**Work to complete**: In the material below, find all lines with the string "matplotlib" and copy them.

**Supplied data**:

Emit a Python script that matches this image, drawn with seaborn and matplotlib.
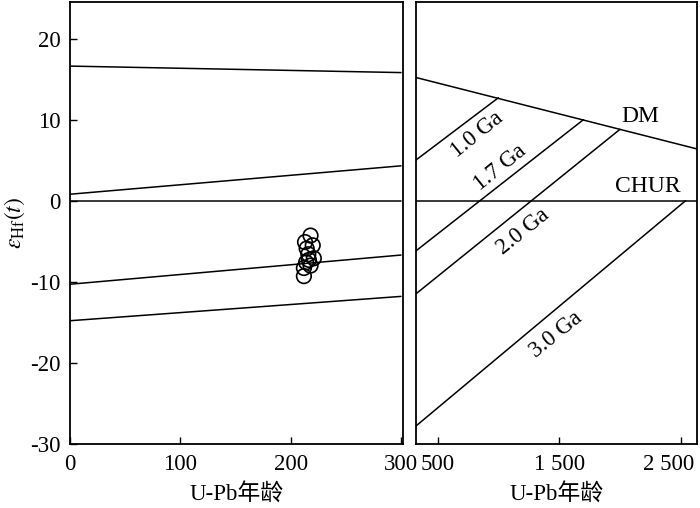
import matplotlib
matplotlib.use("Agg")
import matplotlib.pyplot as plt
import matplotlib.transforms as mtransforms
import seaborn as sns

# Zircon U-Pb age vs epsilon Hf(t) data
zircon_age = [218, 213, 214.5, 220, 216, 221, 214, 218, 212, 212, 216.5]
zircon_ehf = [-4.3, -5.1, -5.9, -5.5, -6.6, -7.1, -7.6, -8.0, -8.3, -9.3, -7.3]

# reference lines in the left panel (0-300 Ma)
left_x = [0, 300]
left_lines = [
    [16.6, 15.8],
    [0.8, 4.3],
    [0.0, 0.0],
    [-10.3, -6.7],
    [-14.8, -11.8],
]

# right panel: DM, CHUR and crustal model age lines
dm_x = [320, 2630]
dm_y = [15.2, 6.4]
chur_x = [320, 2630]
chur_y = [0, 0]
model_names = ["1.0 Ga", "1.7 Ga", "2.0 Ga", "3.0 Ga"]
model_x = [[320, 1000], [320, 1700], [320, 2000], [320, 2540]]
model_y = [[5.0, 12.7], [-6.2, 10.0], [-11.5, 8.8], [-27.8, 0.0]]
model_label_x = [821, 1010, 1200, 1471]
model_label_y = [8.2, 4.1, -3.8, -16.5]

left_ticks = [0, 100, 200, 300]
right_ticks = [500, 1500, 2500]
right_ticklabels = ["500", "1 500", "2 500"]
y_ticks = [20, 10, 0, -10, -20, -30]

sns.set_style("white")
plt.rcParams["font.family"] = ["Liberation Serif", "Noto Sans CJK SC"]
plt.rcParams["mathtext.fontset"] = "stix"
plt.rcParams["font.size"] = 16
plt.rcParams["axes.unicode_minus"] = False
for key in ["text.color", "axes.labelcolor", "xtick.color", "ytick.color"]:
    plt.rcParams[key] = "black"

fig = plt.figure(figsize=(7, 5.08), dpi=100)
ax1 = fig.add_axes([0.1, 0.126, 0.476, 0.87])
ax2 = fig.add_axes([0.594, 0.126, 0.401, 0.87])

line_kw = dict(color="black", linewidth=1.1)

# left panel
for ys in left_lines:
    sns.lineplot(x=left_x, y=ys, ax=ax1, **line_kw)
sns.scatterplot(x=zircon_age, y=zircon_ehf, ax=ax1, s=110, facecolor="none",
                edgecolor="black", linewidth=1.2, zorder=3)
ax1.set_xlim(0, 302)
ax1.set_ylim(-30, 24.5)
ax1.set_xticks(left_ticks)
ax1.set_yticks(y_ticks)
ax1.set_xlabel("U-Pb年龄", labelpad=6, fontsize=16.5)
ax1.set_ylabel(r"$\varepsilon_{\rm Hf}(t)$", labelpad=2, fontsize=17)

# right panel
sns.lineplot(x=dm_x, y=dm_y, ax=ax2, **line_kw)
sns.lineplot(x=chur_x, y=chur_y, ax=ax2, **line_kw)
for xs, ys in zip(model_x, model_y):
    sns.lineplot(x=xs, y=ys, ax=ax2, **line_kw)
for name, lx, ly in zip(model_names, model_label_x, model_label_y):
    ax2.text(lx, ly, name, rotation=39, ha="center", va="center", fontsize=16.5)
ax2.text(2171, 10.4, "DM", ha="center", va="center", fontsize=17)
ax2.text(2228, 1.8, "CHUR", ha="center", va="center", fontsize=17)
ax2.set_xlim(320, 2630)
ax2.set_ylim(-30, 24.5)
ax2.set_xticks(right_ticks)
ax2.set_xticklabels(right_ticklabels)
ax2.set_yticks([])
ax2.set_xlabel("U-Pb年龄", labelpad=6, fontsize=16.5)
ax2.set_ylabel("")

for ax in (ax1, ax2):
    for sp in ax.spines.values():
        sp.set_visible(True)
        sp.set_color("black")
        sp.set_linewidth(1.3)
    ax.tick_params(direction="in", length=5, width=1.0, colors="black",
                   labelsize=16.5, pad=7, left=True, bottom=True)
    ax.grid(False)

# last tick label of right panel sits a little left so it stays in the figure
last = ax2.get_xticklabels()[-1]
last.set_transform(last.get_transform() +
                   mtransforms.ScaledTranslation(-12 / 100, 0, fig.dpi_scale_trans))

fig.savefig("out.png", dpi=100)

**Solution to the exercise**:
Emit a Python script that matches this image, drawn with seaborn and matplotlib.
import matplotlib
matplotlib.use("Agg")
import matplotlib.pyplot as plt
import matplotlib.transforms as mtransforms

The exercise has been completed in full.